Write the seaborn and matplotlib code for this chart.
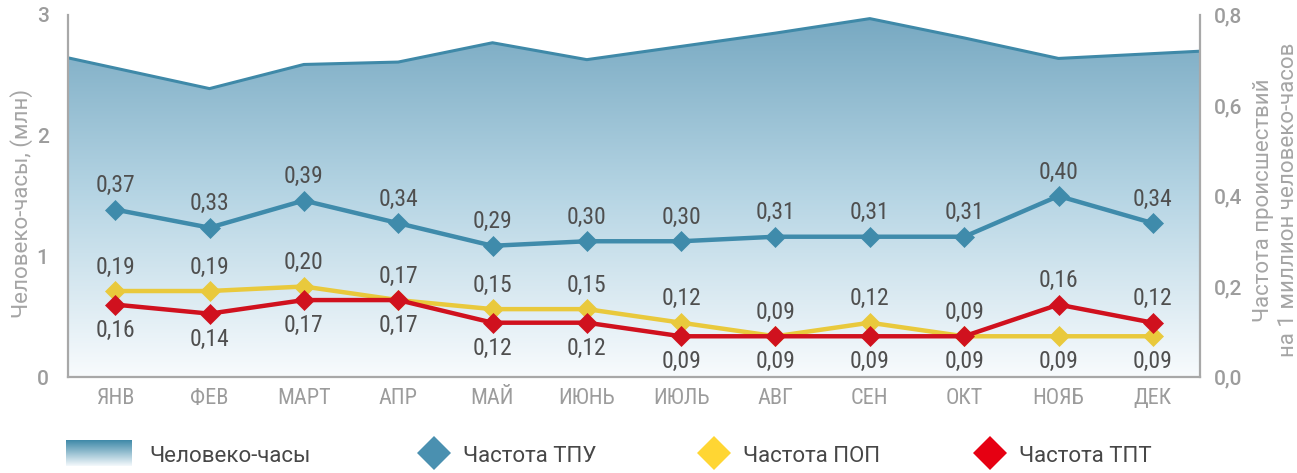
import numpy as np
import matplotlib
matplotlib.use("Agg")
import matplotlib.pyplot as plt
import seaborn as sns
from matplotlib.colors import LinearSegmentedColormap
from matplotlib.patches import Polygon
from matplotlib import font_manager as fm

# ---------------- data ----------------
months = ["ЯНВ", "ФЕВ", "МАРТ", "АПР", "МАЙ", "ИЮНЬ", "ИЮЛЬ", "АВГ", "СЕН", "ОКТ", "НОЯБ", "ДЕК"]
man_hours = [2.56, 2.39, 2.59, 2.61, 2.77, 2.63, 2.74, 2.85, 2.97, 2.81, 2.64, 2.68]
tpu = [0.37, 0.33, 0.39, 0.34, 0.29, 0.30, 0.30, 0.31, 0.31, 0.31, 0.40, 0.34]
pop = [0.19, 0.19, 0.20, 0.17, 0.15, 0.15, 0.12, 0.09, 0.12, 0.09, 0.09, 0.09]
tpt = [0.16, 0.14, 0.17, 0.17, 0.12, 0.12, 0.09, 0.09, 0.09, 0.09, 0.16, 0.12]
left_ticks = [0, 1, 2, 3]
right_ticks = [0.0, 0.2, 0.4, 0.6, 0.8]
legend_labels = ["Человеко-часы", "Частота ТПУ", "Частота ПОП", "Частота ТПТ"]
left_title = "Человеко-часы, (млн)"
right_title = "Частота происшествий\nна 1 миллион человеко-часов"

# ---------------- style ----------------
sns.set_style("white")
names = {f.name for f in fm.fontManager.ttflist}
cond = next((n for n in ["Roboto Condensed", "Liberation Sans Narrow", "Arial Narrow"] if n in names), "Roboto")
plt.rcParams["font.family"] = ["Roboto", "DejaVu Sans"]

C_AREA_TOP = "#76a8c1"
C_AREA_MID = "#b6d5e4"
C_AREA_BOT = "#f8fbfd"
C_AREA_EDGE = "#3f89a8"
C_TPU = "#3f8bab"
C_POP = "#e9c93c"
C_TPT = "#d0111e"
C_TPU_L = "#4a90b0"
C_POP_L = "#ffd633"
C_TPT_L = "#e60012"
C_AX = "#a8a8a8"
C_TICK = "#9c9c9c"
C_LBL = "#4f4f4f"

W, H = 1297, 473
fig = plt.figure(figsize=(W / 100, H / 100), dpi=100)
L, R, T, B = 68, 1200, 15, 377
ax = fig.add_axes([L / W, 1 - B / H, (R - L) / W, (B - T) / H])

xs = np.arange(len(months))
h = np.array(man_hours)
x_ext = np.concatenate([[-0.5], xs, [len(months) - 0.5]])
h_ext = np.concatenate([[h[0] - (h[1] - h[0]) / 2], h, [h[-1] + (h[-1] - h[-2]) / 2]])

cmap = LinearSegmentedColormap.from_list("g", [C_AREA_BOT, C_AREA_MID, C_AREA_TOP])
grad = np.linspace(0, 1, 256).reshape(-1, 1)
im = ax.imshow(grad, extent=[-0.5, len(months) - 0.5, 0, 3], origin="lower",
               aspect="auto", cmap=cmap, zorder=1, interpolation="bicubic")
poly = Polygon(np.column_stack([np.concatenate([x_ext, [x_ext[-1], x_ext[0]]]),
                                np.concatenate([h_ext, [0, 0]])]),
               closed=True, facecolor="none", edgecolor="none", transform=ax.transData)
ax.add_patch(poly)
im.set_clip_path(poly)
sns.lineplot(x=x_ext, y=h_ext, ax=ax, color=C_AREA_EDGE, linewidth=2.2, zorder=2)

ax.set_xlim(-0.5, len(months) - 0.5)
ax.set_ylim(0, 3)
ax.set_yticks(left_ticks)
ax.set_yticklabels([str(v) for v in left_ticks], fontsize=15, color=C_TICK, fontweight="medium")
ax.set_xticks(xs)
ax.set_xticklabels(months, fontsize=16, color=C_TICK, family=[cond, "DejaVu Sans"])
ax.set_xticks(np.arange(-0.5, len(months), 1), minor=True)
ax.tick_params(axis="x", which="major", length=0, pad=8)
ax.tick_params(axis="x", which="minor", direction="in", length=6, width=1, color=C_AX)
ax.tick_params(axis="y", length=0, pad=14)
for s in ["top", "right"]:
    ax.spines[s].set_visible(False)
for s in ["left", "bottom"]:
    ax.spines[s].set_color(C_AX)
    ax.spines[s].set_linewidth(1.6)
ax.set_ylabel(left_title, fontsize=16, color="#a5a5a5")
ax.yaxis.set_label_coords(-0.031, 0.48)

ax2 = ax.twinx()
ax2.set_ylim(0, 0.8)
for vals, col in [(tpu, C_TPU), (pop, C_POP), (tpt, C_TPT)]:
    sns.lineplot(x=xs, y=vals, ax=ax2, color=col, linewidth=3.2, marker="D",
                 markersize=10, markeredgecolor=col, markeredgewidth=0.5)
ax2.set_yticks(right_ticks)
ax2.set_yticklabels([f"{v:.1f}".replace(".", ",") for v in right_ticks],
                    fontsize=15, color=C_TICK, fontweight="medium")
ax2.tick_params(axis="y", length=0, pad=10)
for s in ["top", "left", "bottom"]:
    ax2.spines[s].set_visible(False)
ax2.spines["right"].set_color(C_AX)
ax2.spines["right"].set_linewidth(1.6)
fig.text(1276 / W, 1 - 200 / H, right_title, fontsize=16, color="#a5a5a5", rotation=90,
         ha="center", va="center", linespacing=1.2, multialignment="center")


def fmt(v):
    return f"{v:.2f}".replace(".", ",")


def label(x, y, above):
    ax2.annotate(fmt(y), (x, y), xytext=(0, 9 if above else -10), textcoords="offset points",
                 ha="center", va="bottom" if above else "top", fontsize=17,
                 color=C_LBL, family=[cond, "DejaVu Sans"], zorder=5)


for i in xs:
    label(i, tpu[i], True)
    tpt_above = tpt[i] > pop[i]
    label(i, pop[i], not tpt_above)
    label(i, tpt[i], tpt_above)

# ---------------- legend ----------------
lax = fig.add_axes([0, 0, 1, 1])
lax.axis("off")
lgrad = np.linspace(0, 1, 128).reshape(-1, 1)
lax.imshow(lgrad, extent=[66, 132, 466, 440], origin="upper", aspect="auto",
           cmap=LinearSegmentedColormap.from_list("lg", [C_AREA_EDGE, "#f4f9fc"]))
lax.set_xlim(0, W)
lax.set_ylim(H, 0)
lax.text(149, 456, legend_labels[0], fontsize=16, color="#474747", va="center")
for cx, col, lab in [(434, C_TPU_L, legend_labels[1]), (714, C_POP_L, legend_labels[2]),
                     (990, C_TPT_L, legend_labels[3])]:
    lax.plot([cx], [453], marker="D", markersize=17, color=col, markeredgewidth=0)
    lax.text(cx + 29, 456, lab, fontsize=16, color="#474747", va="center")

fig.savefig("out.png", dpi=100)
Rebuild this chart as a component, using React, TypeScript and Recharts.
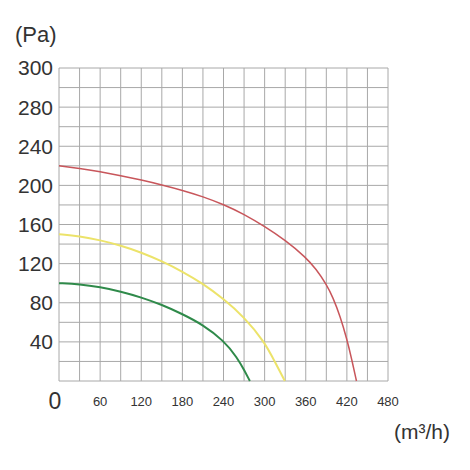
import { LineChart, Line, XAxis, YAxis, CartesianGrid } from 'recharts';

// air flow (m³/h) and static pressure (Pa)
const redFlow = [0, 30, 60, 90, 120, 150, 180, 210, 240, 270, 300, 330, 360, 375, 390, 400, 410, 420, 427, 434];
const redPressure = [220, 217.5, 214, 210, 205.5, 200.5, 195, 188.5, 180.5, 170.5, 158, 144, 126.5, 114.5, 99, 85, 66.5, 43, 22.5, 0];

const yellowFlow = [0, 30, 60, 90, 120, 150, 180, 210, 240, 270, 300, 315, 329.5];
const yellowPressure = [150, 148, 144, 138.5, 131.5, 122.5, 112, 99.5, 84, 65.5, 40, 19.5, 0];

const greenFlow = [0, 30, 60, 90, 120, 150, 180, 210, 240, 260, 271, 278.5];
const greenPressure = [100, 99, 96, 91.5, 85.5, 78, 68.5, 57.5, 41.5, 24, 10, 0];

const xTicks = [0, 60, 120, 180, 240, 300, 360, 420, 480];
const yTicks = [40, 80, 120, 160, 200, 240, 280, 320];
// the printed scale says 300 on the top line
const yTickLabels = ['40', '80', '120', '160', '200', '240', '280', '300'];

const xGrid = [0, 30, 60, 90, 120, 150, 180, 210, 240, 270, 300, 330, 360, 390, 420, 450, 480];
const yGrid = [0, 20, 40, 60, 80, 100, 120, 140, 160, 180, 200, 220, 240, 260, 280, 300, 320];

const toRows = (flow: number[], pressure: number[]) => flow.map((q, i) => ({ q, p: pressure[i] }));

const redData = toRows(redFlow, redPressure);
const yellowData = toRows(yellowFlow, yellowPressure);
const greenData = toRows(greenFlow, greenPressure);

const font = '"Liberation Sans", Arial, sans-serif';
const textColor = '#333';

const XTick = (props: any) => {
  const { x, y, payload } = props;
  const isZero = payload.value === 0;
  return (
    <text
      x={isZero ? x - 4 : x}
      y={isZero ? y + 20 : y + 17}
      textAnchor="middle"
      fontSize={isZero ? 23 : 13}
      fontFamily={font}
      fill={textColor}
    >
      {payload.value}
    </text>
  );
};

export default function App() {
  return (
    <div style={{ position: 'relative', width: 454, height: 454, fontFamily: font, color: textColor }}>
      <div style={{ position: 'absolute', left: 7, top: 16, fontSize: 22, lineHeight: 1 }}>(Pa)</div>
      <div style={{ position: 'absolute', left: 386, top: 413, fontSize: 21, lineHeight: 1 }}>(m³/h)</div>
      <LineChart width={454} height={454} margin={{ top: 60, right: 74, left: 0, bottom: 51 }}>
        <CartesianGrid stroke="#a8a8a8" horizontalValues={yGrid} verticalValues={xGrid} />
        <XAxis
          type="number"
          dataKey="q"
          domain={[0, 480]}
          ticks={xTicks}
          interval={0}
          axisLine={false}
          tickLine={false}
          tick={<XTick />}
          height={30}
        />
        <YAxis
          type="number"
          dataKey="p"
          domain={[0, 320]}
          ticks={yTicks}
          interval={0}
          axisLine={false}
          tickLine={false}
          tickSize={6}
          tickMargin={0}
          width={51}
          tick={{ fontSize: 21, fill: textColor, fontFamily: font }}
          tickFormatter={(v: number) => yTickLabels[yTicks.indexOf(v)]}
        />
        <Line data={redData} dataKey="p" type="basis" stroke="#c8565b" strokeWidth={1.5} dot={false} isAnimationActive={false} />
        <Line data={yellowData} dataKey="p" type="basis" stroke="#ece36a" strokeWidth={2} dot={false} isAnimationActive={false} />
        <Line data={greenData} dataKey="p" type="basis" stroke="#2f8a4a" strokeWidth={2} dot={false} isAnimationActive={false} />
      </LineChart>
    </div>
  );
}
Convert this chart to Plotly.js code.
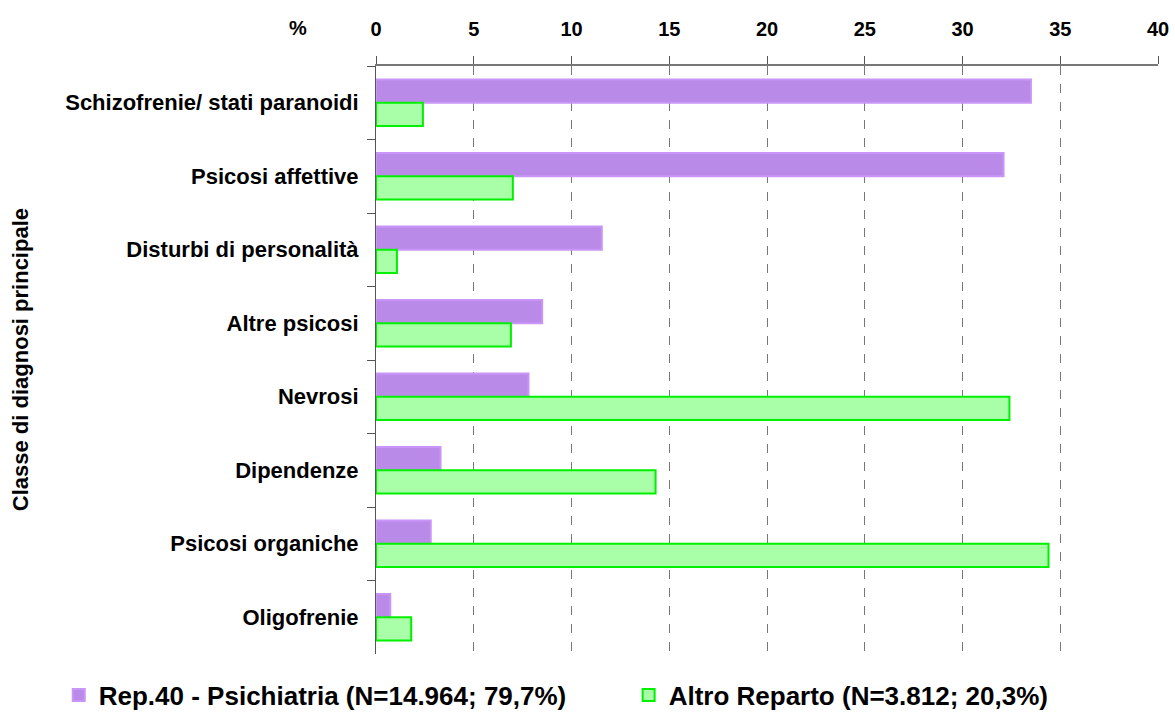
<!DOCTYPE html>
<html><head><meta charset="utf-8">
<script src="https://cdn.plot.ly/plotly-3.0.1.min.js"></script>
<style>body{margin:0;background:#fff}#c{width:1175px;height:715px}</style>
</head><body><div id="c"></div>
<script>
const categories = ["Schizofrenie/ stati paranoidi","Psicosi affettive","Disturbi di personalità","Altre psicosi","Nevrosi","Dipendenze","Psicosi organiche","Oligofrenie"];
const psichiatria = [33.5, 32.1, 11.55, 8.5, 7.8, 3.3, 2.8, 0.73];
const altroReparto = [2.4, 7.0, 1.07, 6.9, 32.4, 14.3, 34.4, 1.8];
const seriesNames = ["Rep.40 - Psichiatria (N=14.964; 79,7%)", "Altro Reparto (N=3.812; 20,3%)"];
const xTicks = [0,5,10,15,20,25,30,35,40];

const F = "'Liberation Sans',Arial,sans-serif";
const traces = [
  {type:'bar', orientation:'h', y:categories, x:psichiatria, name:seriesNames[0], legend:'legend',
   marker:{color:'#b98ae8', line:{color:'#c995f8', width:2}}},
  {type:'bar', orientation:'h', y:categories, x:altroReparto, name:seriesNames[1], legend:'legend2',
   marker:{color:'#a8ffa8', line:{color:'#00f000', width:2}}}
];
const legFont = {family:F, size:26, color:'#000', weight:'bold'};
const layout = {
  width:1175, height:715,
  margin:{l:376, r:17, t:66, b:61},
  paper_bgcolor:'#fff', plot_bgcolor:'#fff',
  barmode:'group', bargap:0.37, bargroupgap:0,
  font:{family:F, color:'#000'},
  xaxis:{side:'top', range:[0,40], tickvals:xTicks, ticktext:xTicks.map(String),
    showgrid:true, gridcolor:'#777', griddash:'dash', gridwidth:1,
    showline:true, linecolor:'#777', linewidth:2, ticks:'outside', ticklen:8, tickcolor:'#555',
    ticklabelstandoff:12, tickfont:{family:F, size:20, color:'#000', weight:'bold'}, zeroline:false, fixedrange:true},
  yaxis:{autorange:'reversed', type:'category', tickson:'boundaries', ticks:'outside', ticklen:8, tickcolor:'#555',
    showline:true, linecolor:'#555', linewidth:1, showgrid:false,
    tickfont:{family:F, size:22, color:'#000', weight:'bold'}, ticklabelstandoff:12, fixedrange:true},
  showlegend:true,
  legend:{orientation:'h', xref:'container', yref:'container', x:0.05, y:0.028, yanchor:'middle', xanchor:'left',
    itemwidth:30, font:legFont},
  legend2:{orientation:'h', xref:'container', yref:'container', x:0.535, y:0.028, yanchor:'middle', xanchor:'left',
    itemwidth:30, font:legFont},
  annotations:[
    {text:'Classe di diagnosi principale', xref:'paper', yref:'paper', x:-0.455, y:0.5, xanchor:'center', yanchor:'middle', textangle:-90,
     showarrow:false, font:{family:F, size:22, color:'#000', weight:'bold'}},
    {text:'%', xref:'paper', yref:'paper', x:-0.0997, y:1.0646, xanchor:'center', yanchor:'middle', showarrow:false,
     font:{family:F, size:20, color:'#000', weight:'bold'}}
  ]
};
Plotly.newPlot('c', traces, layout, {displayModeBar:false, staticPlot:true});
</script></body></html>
------------------------------
→ YOUR GOAL:
Repeat the listing above from its first line through the line that contains "происшествий\nна 1 миллион", both included, and nothing more. Drop the pictures.

→ EXERCISE ANSWER:
Write the seaborn and matplotlib code for this chart.
import numpy as np
import matplotlib
matplotlib.use("Agg")
import matplotlib.pyplot as plt
import seaborn as sns
from matplotlib.colors import LinearSegmentedColormap
from matplotlib.patches import Polygon
from matplotlib import font_manager as fm

# ---------------- data ----------------
months = ["ЯНВ", "ФЕВ", "МАРТ", "АПР", "МАЙ", "ИЮНЬ", "ИЮЛЬ", "АВГ", "СЕН", "ОКТ", "НОЯБ", "ДЕК"]
man_hours = [2.56, 2.39, 2.59, 2.61, 2.77, 2.63, 2.74, 2.85, 2.97, 2.81, 2.64, 2.68]
tpu = [0.37, 0.33, 0.39, 0.34, 0.29, 0.30, 0.30, 0.31, 0.31, 0.31, 0.40, 0.34]
pop = [0.19, 0.19, 0.20, 0.17, 0.15, 0.15, 0.12, 0.09, 0.12, 0.09, 0.09, 0.09]
tpt = [0.16, 0.14, 0.17, 0.17, 0.12, 0.12, 0.09, 0.09, 0.09, 0.09, 0.16, 0.12]
left_ticks = [0, 1, 2, 3]
right_ticks = [0.0, 0.2, 0.4, 0.6, 0.8]
legend_labels = ["Человеко-часы", "Частота ТПУ", "Частота ПОП", "Частота ТПТ"]
left_title = "Человеко-часы, (млн)"
right_title = "Частота происшествий\nна 1 миллион человеко-часов"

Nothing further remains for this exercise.